In 1830, Charles Nodier published a famous essay, “The Fantastic in Literature”, which explained why, after the Ages of Reason and Enlightement, supernatural stories would be popular:
When religions . . . shaken in their foundations, no longer speak to the imagination, or only bring confused notions to is, obscured . . . by an anxious skepticism, it is necessary that the faculty of producing the marvelous with which nature has endowed it is exercised in a more vulgar genre of creation, more appropriate to the needs of a materialized intelligence . . . The apparition of fables recommences at the moment when the empire ends of the real or conventional verities that lend a residue of soul to the wornout mechanism of civilization.

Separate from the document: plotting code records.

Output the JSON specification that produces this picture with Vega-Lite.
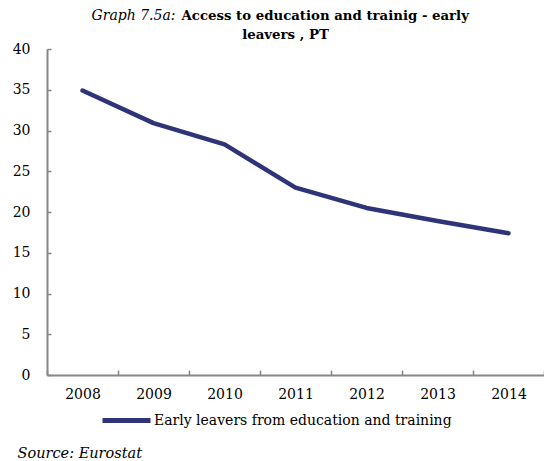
{
  "$schema": "https://vega.github.io/schema/vega-lite/v6.json",
  "autosize": "none",
  "width": 497,
  "height": 326,
  "padding": {"left": 47, "top": 49, "right": 0, "bottom": 86},
  "background": "white",
  "data": {
    "values": [
      {"year": "2008", "value": 34.9, "series": "Early leavers from education and training"},
      {"year": "2009", "value": 30.9, "series": "Early leavers from education and training"},
      {"year": "2010", "value": 28.3, "series": "Early leavers from education and training"},
      {"year": "2011", "value": 23.0, "series": "Early leavers from education and training"},
      {"year": "2012", "value": 20.5, "series": "Early leavers from education and training"},
      {"year": "2013", "value": 18.9, "series": "Early leavers from education and training"},
      {"year": "2014", "value": 17.4, "series": "Early leavers from education and training"}
    ]
  },
  "layer": [
    {
      "mark": {"type": "line", "strokeWidth": 4.5, "strokeCap": "round", "strokeJoin": "round"},
      "encoding": {
        "x": {
          "field": "year",
          "type": "ordinal",
          "scale": {"paddingInner": 0, "paddingOuter": 0},
          "axis": {
            "orient": "bottom",
            "title": "Source: Eurostat",
            "titleFont": "DejaVu Serif",
            "titleFontSize": 14.5,
            "titleFontStyle": "italic",
            "titleFontWeight": "normal",
            "titleColor": "black",
            "titleAnchor": null,
            "titleAlign": "left",
            "titleBaseline": "alphabetic",
            "titleX": -30,
            "titleY": 82,
            "labelAngle": 0,
            "labelFont": "DejaVu Serif",
            "labelFontSize": 14,
            "labelColor": "black",
            "labelPadding": 17,
            "tickBand": "extent",
            "tickSize": -5,
            "tickColor": "#868686",
            "tickWidth": 1.5,
            "domainColor": "#868686",
            "domainWidth": 2
          }
        },
        "y": {
          "field": "value",
          "type": "quantitative",
          "scale": {"domain": [0, 40]},
          "axis": {
            "orient": "left",
            "values": [0, 5, 10, 15, 20, 25, 30, 35, 40],
            "grid": false,
            "title": "Graph 7.5a:",
            "titleFont": "DejaVu Serif",
            "titleFontSize": 14,
            "titleFontStyle": "italic",
            "titleFontWeight": "normal",
            "titleColor": "black",
            "titleAngle": 0,
            "titleAnchor": null,
            "titleAlign": "left",
            "titleBaseline": "alphabetic",
            "titleX": 44,
            "titleY": -30,
            "labelFont": "DejaVu Serif",
            "labelFontSize": 14,
            "labelColor": "black",
            "labelPadding": 21,
            "tickSize": -4,
            "tickColor": "#868686",
            "tickWidth": 1.5,
            "domainColor": "#868686",
            "domainWidth": 2
          }
        },
        "color": {
          "field": "series",
          "type": "nominal",
          "scale": {"range": ["#2E3477"]},
          "legend": {
            "title": null,
            "orient": "none",
            "legendX": 53,
            "legendY": 345,
            "padding": 0,
            "symbolType": "stroke",
            "symbolSize": 2304,
            "symbolStrokeWidth": 5,
            "labelFont": "DejaVu Serif",
            "labelFontSize": 14,
            "labelColor": "black",
            "labelOffset": 1,
            "labelLimit": 0
          }
        }
      }
    },
    {
      "mark": {"type": "line", "opacity": 0},
      "encoding": {
        "x": {
          "field": "year",
          "type": "ordinal",
          "axis": {
            "orient": "top",
            "labels": false,
            "ticks": false,
            "domain": false,
            "title": "Access to education and trainig - early",
            "titleFont": "DejaVu Serif",
            "titleFontSize": 13.3,
            "titleFontWeight": "bold",
            "titleColor": "black",
            "titleAnchor": null,
            "titleAlign": "left",
            "titleBaseline": "alphabetic",
            "titleX": 134,
            "titleY": -30
          }
        },
        "y": {
          "field": "value",
          "type": "quantitative",
          "axis": {
            "orient": "right",
            "labels": false,
            "ticks": false,
            "domain": false,
            "grid": false,
            "title": "leavers , PT",
            "titleFont": "DejaVu Serif",
            "titleFontSize": 13.3,
            "titleFontWeight": "bold",
            "titleColor": "black",
            "titleAngle": 0,
            "titleAnchor": null,
            "titleAlign": "center",
            "titleBaseline": "alphabetic",
            "titleX": -259,
            "titleY": -11
          }
        }
      }
    }
  ],
  "resolve": {"axis": {"x": "independent", "y": "independent"}},
  "config": {"view": {"stroke": null}}
}
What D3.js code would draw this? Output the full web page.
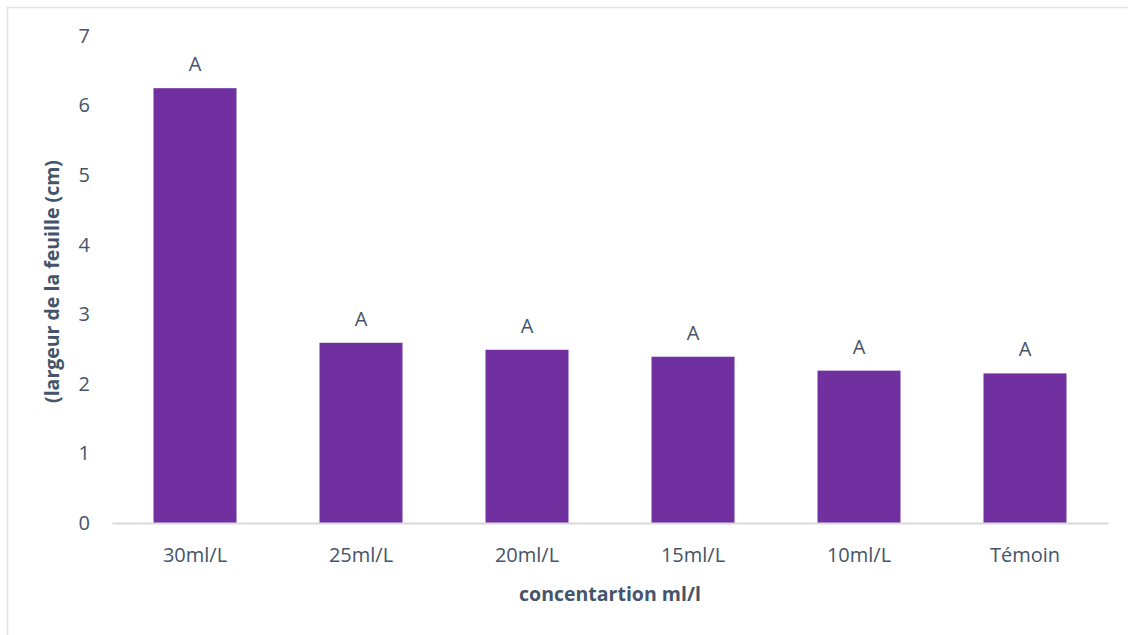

In an 1832 essay, Nodier proposed three types of weird story: intrusions of the fantastic into everyday life, strange events that can’t be explained, and stories where the weirdness can be rationally explained or can be supernatural. The third type was by far the most common in French weird fiction and in this book. That theme was also aided by some pecularities of France: the widespread interest in Mesmerism, the examination of mental illness by several doctors who wrote about their findings (thus leading to the popular “asylum novel”), and the romanticism of French writers around the use of hallucinogenic drugs.